>> begin STORED RECORDS
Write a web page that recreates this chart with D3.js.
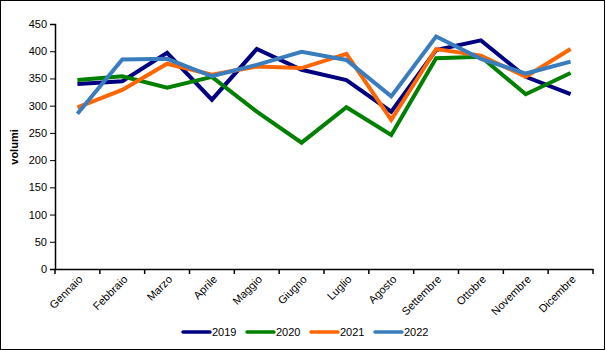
<!DOCTYPE html>
<html><head><meta charset="utf-8">
<script src="https://cdn.jsdelivr.net/npm/d3@7"></script>
<style>body{margin:0;background:#fff}svg{display:block}text{font-family:Arial,"Liberation Sans",sans-serif}</style>
</head><body>
<script>
const months = ["Gennaio","Febbraio","Marzo","Aprile","Maggio","Giugno","Luglio","Agosto","Settembre","Ottobre","Novembre","Dicembre"];
const years = ["2019","2020","2021","2022"];
const colors = ["#000080","#008000","#FF6600","#3A7DBE"];
const v2019 = [340,345,397,311,404,366,347,289,402,420,353,321];
const v2020 = [347,354,333,353,289,232,297,246,387,390,321,360];
const v2021 = [297,329,377,357,372,369,395,274,404,392,353,404];
const v2022 = [285,385,386,354,375,399,384,317,427,386,359,381];
const yTicks = [0,50,100,150,200,250,300,350,400,450];
const series = [v2019,v2020,v2021,v2022];

const W=606,H=351;
const svg=d3.select("body").append("svg").attr("width",W).attr("height",H);
svg.append("rect").attr("x",0.5).attr("y",0.5).attr("width",W-2).attr("height",H-2).attr("fill","#fff").attr("stroke","#000");

const x=d3.scaleBand().domain(months).range([55,593]);
const y=d3.scaleLinear().domain([0,450]).range([269,24]);

const ya=svg.append("g").attr("transform","translate(55,0)")
  .call(d3.axisLeft(y).tickValues(yTicks).tickSize(5).tickPadding(3));
ya.select(".domain").attr("stroke","#000").attr("stroke-width",1.5);
ya.selectAll("text").attr("font-size",11).attr("fill","#000");

const xa=svg.append("g").attr("transform","translate(0,269)")
  .call(d3.axisBottom(x).tickSize(0).tickFormat(""));
xa.select(".domain").attr("stroke","#000").attr("stroke-width",1.5);
const edges=months.map(m=>x(m)).concat([x.range()[1]]);
svg.append("g").selectAll("line").data(edges).join("line")
  .attr("x1",d=>d).attr("x2",d=>d).attr("y1",269).attr("y2",274).attr("stroke","#000").attr("stroke-width",1.5);
svg.append("g").selectAll("text").data(months).join("text")
  .attr("transform",d=>`translate(${x(d)+x.bandwidth()/2+6},280) rotate(-45)`)
  .attr("text-anchor","end").attr("font-size",11).attr("fill","#000").text(d=>d);

svg.append("text").attr("transform","translate(18,147) rotate(-90)")
  .attr("text-anchor","middle").attr("font-size",11).attr("font-weight","bold").text("volumi");

const line=d3.line().x((d,i)=>x(months[i])+x.bandwidth()/2).y(d=>y(d));
series.forEach((s,k)=>{
  svg.append("path").datum(s).attr("d",line).attr("fill","none")
    .attr("stroke",colors[k]).attr("stroke-width",4).attr("stroke-linejoin","miter");
});

const lg=svg.append("g").selectAll("g").data(years).join("g")
  .attr("transform",(d,i)=>`translate(${183+i*64},332)`);
lg.append("line").attr("x1",0).attr("x2",27).attr("y1",0).attr("y2",0)
  .attr("stroke",(d,i)=>colors[i]).attr("stroke-width",3.5).attr("stroke-linecap","round");
lg.append("text").attr("x",29).attr("y",4).attr("font-size",11).text(d=>d);
</script>
</body></html>
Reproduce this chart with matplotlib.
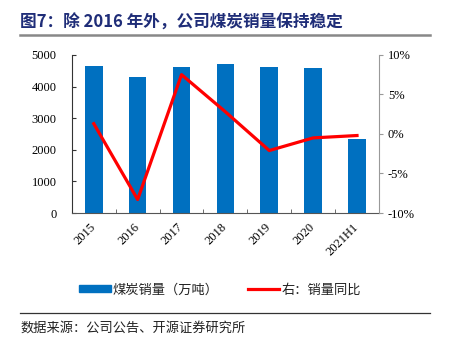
import matplotlib

matplotlib.use("Agg")
import matplotlib.pyplot as plt
from matplotlib.lines import Line2D
from matplotlib.patches import Patch
import numpy as np

years = ["2015", "2016", "2017", "2018", "2019", "2020", "2021H1"]
sales = [4650, 4290, 4610, 4715, 4610, 4580, 2330]  # 万吨
yoy = [1.3, -8.3, 7.5, 2.8, -2.1, -0.5, -0.2]  # %

CJK = ["Noto Sans CJK SC", "DejaVu Sans"]
SERIF = "Liberation Serif"

fig = plt.figure(figsize=(4.49, 3.43), dpi=100)
ax = fig.add_axes([0.160, 0.379, 0.684, 0.461])
ax2 = ax.twinx()

x = np.arange(len(years))
ax.bar(x, sales, width=0.4, color="#0070C0", zorder=2)
ax2.plot(x, yoy, color="#FF0000", lw=2.3, zorder=3)

ax.set_xlim(-0.5, len(years) - 0.5)
ax.set_ylim(0, 5000)
ax.set_yticks(range(0, 5001, 1000))
ax2.set_ylim(-10, 10)
ax2.set_yticks([-10, -5, 0, 5, 10])
ax2.set_yticklabels([f"{v}%" for v in [-10, -5, 0, 5, 10]])

ax.set_xticks(x)
ax.set_xticklabels(years, rotation=45, ha="right", va="center",
                   rotation_mode="anchor", fontfamily=SERIF, fontsize=9)
ax.set_xticks(np.arange(-0.5, len(years)), minor=True)
ax.tick_params(axis="x", which="major", length=0, pad=9)
ax.tick_params(axis="x", which="minor", length=3, direction="in", color="#555555")
ax.tick_params(axis="y", direction="in", length=3, labelsize=9, pad=11, color="#333333")
ax2.tick_params(axis="y", direction="out", length=3, labelsize=9, color="#999999")
for lab in ax.get_yticklabels() + ax2.get_yticklabels():
    lab.set_fontfamily(SERIF)

for a in (ax, ax2):
    a.spines["top"].set_visible(False)
ax.spines["right"].set_visible(False)
ax2.spines["left"].set_visible(False)
ax2.spines["bottom"].set_visible(False)
ax.spines["left"].set_color("#333333")
ax.spines["bottom"].set_color("#555555")
ax2.spines["right"].set_color("#999999")

# title and rules
fig.text(0.045, 0.935, "图7：除 2016 年外，公司煤炭销量保持稳定", fontfamily=CJK,
         fontsize=12, fontweight="bold", color="#1F2D78", va="center")
fig.add_artist(Line2D([0.045, 0.958], [0.897, 0.897], color="#888888", lw=1.8))
fig.add_artist(Line2D([0.045, 0.958], [0.087, 0.087], color="#333333", lw=0.9))
fig.text(0.045, 0.043, "数据来源：公司公告、开源证券研究所", fontfamily=CJK,
         fontsize=9.5, color="#222222", va="center")

handles = [Patch(color="#0070C0"), Line2D([], [], color="#FF0000", lw=2.3)]
leg = fig.legend(handles, ["煤炭销量（万吨）", "右：销量同比"], loc="center",
                 bbox_to_anchor=(0.49, 0.155), ncol=2, frameon=False,
                 prop={"family": CJK, "size": 9.5}, handlelength=2.4,
                 handleheight=0.45, columnspacing=2.2, handletextpad=0.15)
for t in leg.get_texts():
    t.set_color("#222222")

fig.savefig("out.png", dpi=100)
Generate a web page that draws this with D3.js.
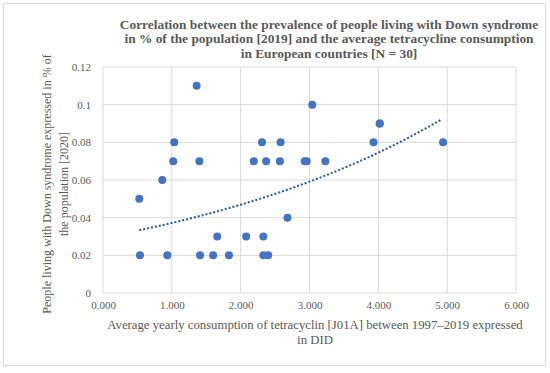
<!DOCTYPE html>
<html>
<head>
<meta charset="utf-8">
<script src="https://cdn.jsdelivr.net/npm/d3@7"></script>
<style>
  body { margin: 0; background: #fff; }
  text { font-family: "Liberation Serif", "Times New Roman", serif; }
</style>
</head>
<body>
<div id="chart"></div>
<script>
// tetracycline consumption (DID) vs Down syndrome prevalence (%)
const consumption = [0.527, 0.537, 0.861, 0.934, 1.02, 1.035, 1.36, 1.40, 1.41, 1.60,
    1.66, 1.83, 2.08, 2.19, 2.31, 2.33, 2.33, 2.37, 2.40, 2.58,
    2.57, 2.68, 2.93, 2.96, 3.04, 3.23, 3.93, 4.02, 4.94, 4.02];
const prevalence = [0.05, 0.02, 0.06, 0.02, 0.07, 0.08, 0.11, 0.07, 0.02, 0.02,
    0.03, 0.02, 0.03, 0.07, 0.08, 0.03, 0.02, 0.07, 0.02, 0.08,
    0.07, 0.04, 0.07, 0.07, 0.10, 0.07, 0.08, 0.09, 0.08, 0.09];
const xTicks = [0, 1, 2, 3, 4, 5, 6];
const yTicks = [0, 0.02, 0.04, 0.06, 0.08, 0.1, 0.12];
const titleLines = [
    'Correlation between the prevalence of people living with Down syndrome',
    'in % of the population [2019] and the average tetracycline consumption',
    'in European countries [N = 30]'
];
const xTitleLines = [
    'Average yearly consumption of tetracyclin [J01A] between 1997\u20132019 expressed',
    'in DID'
];
const yTitleLines = [
    'People living with Down syndrome expressed in % of',
    'the population [2020]'
];

const width = 550, height = 373;
const margin = {left: 103, right: 34, top: 67, bottom: 80};
const serif = '"Liberation Serif", "Times New Roman", serif';

const svg = d3.select('#chart').append('svg')
    .attr('width', width)
    .attr('height', height);

// outer frame
svg.append('rect')
    .attr('x', 3.5).attr('y', 3.5)
    .attr('width', 542).attr('height', 362)
    .attr('fill', '#fff')
    .attr('stroke', '#d9d9d9');

let x = d3.scaleLinear().domain([0, 6]).range([margin.left, width - margin.right]);
let y = d3.scaleLinear().domain([0, 0.12]).range([height - margin.bottom, margin.top]);

// gridlines
svg.append('g')
    .selectAll('line')
    .data(xTicks)
    .enter().append('line')
    .attr('x1', d => x(d)).attr('x2', d => x(d))
    .attr('y1', y(0)).attr('y2', y(0.12))
    .attr('stroke', '#d9d9d9').attr('stroke-width', 1);
svg.append('g')
    .selectAll('line')
    .data(yTicks)
    .enter().append('line')
    .attr('x1', x(0)).attr('x2', x(6))
    .attr('y1', d => y(d)).attr('y2', d => y(d))
    .attr('stroke', '#d9d9d9').attr('stroke-width', 1);

// axes (labels only)
let xAxis = d3.axisBottom(x).tickValues(xTicks).tickSize(0).tickPadding(8)
    .tickFormat(d3.format('.3f'));
let yAxis = d3.axisLeft(y).tickValues(yTicks).tickSize(0).tickPadding(12)
    .tickFormat(d => d === 0 ? '0' : String(+d.toFixed(2)));
let gx = svg.append('g').attr('transform', `translate(0,${y(0)})`).call(xAxis);
let gy = svg.append('g').attr('transform', `translate(${x(0)},0)`).call(yAxis);
[gx, gy].forEach(g => {
    g.attr('font-family', serif).attr('font-size', 11);
    g.select('.domain').remove();
    g.selectAll('text')
        .style('font-family', serif)
        .style('font-size', '11px')
        .attr('fill', '#595959');
});

// exponential trendline (least squares on ln y)
let lnY = prevalence.map(v => Math.log(v));
let mx = d3.mean(consumption), my = d3.mean(lnY);
let sxy = d3.sum(consumption, (v, i) => (v - mx) * (lnY[i] - my));
let sxx = d3.sum(consumption, v => (v - mx) * (v - mx));
let b = sxy / sxx, a = Math.exp(my - b * mx);
let xs = d3.range(d3.min(consumption), d3.max(consumption) + 0.001, 0.05);
svg.append('path')
    .datum(xs)
    .attr('d', d3.line().x(d => x(d)).y(d => y(a * Math.exp(b * d))))
    .attr('fill', 'none')
    .attr('stroke', '#2f5597')
    .attr('stroke-width', 2)
    .attr('stroke-dasharray', '2,2');

// points
svg.append('g')
    .selectAll('circle')
    .data(consumption)
    .enter().append('circle')
    .attr('cx', d => x(d))
    .attr('cy', (d, i) => y(prevalence[i]))
    .attr('r', 4)
    .attr('fill', '#4472c4');

// title
svg.append('text')
    .attr('text-anchor', 'middle')
    .style('font-size', '13.4px')
    .style('font-weight', 'bold')
    .attr('fill', '#595959')
    .selectAll('tspan')
    .data(titleLines)
    .enter().append('tspan')
    .attr('x', 329)
    .attr('y', (d, i) => 28.5 + i * 14.7)
    .text(d => d);

// x title
svg.append('text')
    .attr('text-anchor', 'middle')
    .style('font-size', '12.75px')
    .attr('fill', '#595959')
    .selectAll('tspan')
    .data(xTitleLines)
    .enter().append('tspan')
    .attr('x', 315)
    .attr('y', (d, i) => 328.5 + i * 15)
    .text(d => d);

// y title
svg.append('text')
    .attr('text-anchor', 'middle')
    .attr('transform', 'translate(0,184) rotate(-90)')
    .style('font-size', '12px')
    .attr('fill', '#595959')
    .selectAll('tspan')
    .data(yTitleLines)
    .enter().append('tspan')
    .attr('x', 0)
    .attr('y', (d, i) => 51 + i * 16.5)
    .text(d => d);
</script>
</body>
</html>
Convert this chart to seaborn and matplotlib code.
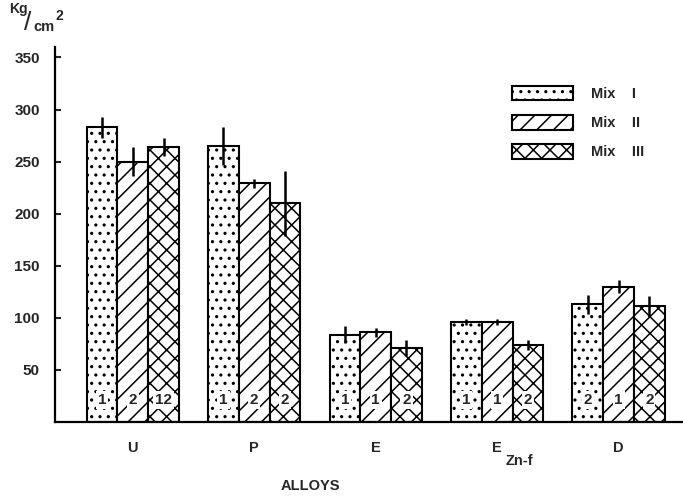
import matplotlib
matplotlib.use("Agg")
import matplotlib.pyplot as plt
import matplotlib.patches as mpatches
import seaborn as sns
import pandas as pd

# ---- data ----
alloys = ["U", "P", "E", "E_Zn-f", "D"]
mixes = ["Mix I", "Mix II", "Mix III"]
mix_i = [283, 265, 84, 96, 113]
mix_ii = [250, 229, 86, 96, 130]
mix_iii = [264, 210, 71, 74, 111]
err_i = [10, 18, 8, 3, 9]
err_ii = [14, 4, 4, 3, 6]
err_iii = [9, 31, 8, 5, 10]
counts_i = ["1", "1", "1", "1", "2"]
counts_ii = ["2", "2", "1", "1", "1"]
counts_iii = ["12", "2", "2", "2", "2"]
y_ticks = [50, 100, 150, 200, 250, 300, 350]
legend_labels = ["Mix    I", "Mix    II", "Mix    III"]

values = [mix_i, mix_ii, mix_iii]
errors = [err_i, err_ii, err_iii]
counts = [counts_i, counts_ii, counts_iii]
hatches = ["..", "//", "xx"]

rows = []
for m, vals in zip(mixes, values):
    for a, v in zip(alloys, vals):
        rows.append({"alloy": a, "mix": m, "value": v})
df = pd.DataFrame(rows)

sns.set_theme(style="white")
plt.rcParams["font.family"] = ["Liberation Sans", "DejaVu Sans"]
plt.rcParams["hatch.linewidth"] = 1.1

fig = plt.figure(figsize=(6.83, 4.99), dpi=100)
ax = fig.add_axes([55 / 683, 77 / 499, 1 - 55 / 683, (422 - 47) / 499])

sns.barplot(data=df, x="alloy", y="value", hue="mix", order=alloys,
            hue_order=mixes, palette={m: "white" for m in mixes},
            saturation=1, width=0.76, edgecolor="black", linewidth=1.5,
            errorbar=None, legend=False, ax=ax)

for cont, h, vals, errs, cnts in zip(ax.containers, hatches, values, errors, counts):
    xs = []
    for p in cont:
        p.set_hatch(h)
        p.set_edgecolor("black")
        xs.append(p.get_x() + p.get_width() / 2)
    ax.errorbar(xs, vals, yerr=errs, fmt="none", ecolor="black",
                elinewidth=1.8, capsize=0, zorder=5)
    for x, c in zip(xs, cnts):
        ax.text(x, 21, c, ha="center", va="center", fontsize=11,
                fontweight="bold", zorder=6,
                bbox=dict(boxstyle="square,pad=0.12", fc="white", ec="none"))

ax.set_ylim(0, 360)
ax.set_xlim(-0.64, 4.53)
ax.set_yticks(y_ticks)
ax.set_yticklabels([str(t) for t in y_ticks], fontsize=11, fontweight="bold")
ax.tick_params(axis="y", direction="in", length=4, width=1.5, pad=11, left=True)
disp = ["U", "P", "E", "E", "D"]
ax.set_xticks(range(len(alloys)))
ax.set_xticklabels(disp, fontsize=10.5, fontweight="bold")
ax.tick_params(axis="x", length=0, pad=14)
ax.annotate("Zn-f", xy=(3, 0), xycoords=("data", "axes fraction"),
            xytext=(6, -28), textcoords="offset points", ha="left", va="center",
            fontsize=10.5, fontweight="bold")
ax.set_xlabel("")
ax.set_ylabel("")
for s in ["top", "right"]:
    ax.spines[s].set_visible(False)
for s in ["left", "bottom"]:
    ax.spines[s].set_color("black")
    ax.spines[s].set_linewidth(1.6)

handles = [mpatches.Patch(facecolor="white", edgecolor="black", hatch=h, linewidth=1.5)
           for h in hatches]
fig.legend(handles, legend_labels, loc="upper left",
           bbox_to_anchor=(512 / 683, 1 - 86 / 499), frameon=False,
           borderpad=0, borderaxespad=0, handlelength=4.2, handleheight=1.15,
           handletextpad=1.2, labelspacing=0.95,
           prop={"size": 10.5, "weight": "bold"})

fig.text(310 / 683, 1 - 486 / 499, "ALLOYS", ha="center", va="center",
         fontsize=10.5, fontweight="bold")
fig.text(9 / 683, 1 - 9 / 499, "Kg", ha="left", va="center", fontsize=10, fontweight="bold")
fig.text(28 / 683, 1 - 23 / 499, "/", ha="center", va="center", fontsize=19,
         fontweight="normal")
fig.text(33 / 683, 1 - 27 / 499, "cm", ha="left", va="center", fontsize=10.5, fontweight="bold")
fig.text(56 / 683, 1 - 16 / 499, "2", ha="left", va="center", fontsize=10, fontweight="bold")

fig.savefig("out.png", dpi=100)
>> end STORED RECORDS
WRITTEN REQUEST |
In the listing above, find the line containing "Convert this chart" and the line containing "import pandas as pd", then return both of them and every line between, exactly, without pictures.

SOLUTION |
Convert this chart to seaborn and matplotlib code.
import matplotlib
matplotlib.use("Agg")
import matplotlib.pyplot as plt
import matplotlib.patches as mpatches
import seaborn as sns
import pandas as pd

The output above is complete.